=== Problem description ===
Return all lines that include the string "with".

╭──

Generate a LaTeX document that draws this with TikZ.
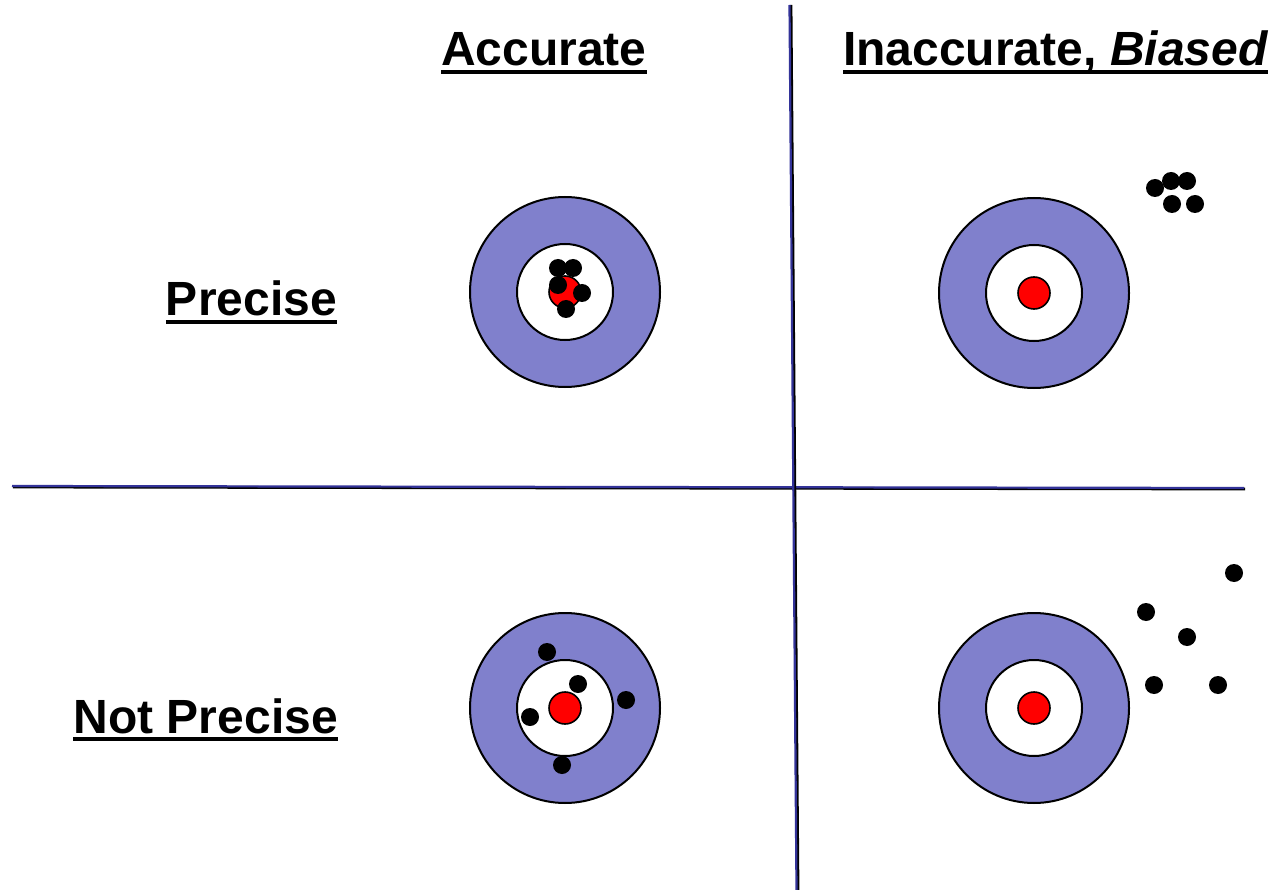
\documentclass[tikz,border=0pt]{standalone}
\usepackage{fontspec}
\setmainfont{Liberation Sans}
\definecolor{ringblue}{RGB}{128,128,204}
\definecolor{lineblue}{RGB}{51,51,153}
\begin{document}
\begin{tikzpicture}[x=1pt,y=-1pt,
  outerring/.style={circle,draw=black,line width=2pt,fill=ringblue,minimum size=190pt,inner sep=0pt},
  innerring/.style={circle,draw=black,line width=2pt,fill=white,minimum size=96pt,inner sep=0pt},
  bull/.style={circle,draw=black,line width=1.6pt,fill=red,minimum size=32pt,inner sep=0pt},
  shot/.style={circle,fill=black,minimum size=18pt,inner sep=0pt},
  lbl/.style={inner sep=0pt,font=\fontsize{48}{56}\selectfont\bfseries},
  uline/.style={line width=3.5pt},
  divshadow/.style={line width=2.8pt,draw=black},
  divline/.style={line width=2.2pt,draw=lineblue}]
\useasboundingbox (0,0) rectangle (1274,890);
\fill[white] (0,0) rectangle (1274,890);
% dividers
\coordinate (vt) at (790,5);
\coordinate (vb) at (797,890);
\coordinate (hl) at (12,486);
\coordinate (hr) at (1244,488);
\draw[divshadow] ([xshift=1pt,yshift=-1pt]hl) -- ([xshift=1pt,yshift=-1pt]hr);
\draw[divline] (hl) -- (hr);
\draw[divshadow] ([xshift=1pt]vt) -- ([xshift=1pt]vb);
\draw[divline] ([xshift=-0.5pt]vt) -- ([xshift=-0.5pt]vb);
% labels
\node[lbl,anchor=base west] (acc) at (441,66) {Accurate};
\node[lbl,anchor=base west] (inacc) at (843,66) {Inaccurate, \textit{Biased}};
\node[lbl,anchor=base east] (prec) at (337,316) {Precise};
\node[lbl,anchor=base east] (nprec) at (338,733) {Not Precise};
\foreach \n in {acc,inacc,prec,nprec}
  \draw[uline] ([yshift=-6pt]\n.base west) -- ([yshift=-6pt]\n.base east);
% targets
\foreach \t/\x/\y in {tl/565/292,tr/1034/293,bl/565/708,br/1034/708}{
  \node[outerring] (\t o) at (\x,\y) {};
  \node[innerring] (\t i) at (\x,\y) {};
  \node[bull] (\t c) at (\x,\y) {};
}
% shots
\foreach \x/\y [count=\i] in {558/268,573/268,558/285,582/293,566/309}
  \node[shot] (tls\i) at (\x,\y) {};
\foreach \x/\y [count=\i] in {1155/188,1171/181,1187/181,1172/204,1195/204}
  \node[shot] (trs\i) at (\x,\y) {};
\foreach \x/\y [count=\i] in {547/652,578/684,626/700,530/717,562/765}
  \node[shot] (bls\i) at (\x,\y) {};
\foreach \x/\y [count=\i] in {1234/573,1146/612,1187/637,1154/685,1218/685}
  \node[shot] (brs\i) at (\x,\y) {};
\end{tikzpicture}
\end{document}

╰──
╭──

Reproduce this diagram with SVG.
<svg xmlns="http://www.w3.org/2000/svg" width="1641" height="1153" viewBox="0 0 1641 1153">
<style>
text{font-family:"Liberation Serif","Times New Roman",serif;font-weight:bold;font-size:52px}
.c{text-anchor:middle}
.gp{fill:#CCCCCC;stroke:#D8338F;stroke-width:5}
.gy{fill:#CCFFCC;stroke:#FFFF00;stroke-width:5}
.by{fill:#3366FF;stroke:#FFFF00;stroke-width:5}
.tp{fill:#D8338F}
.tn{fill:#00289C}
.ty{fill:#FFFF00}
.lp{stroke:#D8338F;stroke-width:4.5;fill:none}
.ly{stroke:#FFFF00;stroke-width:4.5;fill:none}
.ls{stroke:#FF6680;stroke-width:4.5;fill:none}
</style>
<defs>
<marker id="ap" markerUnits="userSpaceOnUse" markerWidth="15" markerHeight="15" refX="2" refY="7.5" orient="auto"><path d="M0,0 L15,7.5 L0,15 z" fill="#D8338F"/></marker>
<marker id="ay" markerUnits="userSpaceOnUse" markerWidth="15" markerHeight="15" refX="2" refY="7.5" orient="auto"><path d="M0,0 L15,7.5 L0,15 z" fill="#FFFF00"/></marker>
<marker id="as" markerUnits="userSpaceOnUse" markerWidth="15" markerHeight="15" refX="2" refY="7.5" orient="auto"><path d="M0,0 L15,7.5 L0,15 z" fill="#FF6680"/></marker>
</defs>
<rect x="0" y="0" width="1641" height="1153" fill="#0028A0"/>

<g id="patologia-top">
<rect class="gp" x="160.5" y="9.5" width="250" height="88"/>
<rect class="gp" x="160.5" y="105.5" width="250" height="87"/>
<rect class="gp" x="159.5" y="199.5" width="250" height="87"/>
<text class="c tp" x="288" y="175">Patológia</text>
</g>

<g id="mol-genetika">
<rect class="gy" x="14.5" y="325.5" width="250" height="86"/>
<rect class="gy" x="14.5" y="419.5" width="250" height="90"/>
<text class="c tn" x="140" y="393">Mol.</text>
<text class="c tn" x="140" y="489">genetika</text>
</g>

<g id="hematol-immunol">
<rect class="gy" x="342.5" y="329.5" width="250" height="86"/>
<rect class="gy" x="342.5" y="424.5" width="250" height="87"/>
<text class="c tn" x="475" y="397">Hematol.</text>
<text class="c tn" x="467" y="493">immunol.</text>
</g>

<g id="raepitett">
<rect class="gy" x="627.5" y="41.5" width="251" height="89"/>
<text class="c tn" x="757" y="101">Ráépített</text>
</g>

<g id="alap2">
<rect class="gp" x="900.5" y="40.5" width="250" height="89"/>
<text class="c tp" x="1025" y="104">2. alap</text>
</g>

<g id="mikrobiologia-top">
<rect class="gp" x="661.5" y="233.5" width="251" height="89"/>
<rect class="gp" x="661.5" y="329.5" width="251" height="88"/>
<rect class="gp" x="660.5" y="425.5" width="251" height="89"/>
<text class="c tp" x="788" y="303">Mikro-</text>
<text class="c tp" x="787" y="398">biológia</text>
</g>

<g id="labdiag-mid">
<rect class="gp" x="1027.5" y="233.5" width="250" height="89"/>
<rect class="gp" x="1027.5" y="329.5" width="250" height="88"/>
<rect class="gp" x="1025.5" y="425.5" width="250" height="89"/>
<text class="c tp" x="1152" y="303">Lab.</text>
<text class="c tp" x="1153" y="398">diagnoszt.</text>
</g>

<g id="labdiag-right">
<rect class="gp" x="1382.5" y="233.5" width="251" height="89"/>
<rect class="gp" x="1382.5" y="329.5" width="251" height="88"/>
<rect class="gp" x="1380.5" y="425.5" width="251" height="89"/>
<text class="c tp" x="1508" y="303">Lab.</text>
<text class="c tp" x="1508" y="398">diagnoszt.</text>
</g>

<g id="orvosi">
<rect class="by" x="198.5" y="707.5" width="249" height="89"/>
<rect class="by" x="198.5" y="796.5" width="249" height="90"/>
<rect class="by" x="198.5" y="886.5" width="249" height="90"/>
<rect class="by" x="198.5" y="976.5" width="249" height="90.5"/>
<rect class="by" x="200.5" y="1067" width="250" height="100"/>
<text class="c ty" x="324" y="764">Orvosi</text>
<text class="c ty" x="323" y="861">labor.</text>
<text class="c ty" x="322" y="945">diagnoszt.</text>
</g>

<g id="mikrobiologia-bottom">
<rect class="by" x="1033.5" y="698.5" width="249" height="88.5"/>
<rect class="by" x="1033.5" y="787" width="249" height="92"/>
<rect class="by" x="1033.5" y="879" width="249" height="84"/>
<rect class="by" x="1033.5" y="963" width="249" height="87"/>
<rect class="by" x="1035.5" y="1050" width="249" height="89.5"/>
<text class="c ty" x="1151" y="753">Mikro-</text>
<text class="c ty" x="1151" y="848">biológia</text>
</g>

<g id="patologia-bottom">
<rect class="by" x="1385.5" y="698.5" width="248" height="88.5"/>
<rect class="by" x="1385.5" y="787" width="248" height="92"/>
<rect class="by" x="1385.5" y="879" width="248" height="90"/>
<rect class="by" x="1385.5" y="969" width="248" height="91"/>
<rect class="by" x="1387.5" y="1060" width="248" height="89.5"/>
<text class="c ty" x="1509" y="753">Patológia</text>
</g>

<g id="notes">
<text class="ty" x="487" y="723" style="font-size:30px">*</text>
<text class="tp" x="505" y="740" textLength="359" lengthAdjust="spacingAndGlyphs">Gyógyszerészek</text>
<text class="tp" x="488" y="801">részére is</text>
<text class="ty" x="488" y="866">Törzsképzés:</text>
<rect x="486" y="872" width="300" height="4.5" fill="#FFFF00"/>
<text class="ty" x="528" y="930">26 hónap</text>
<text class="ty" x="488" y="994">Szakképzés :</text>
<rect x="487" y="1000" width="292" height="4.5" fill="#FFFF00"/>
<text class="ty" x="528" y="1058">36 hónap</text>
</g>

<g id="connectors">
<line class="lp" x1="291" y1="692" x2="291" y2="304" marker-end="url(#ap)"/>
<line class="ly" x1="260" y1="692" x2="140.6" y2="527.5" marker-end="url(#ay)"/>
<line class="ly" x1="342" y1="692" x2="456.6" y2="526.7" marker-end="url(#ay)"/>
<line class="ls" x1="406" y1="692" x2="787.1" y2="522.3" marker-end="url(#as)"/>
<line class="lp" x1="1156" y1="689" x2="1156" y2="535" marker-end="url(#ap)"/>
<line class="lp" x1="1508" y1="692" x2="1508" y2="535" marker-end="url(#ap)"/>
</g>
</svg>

╰──

=== Written response ===
Generate a LaTeX document that draws this with TikZ.
Reproduce this diagram with SVG.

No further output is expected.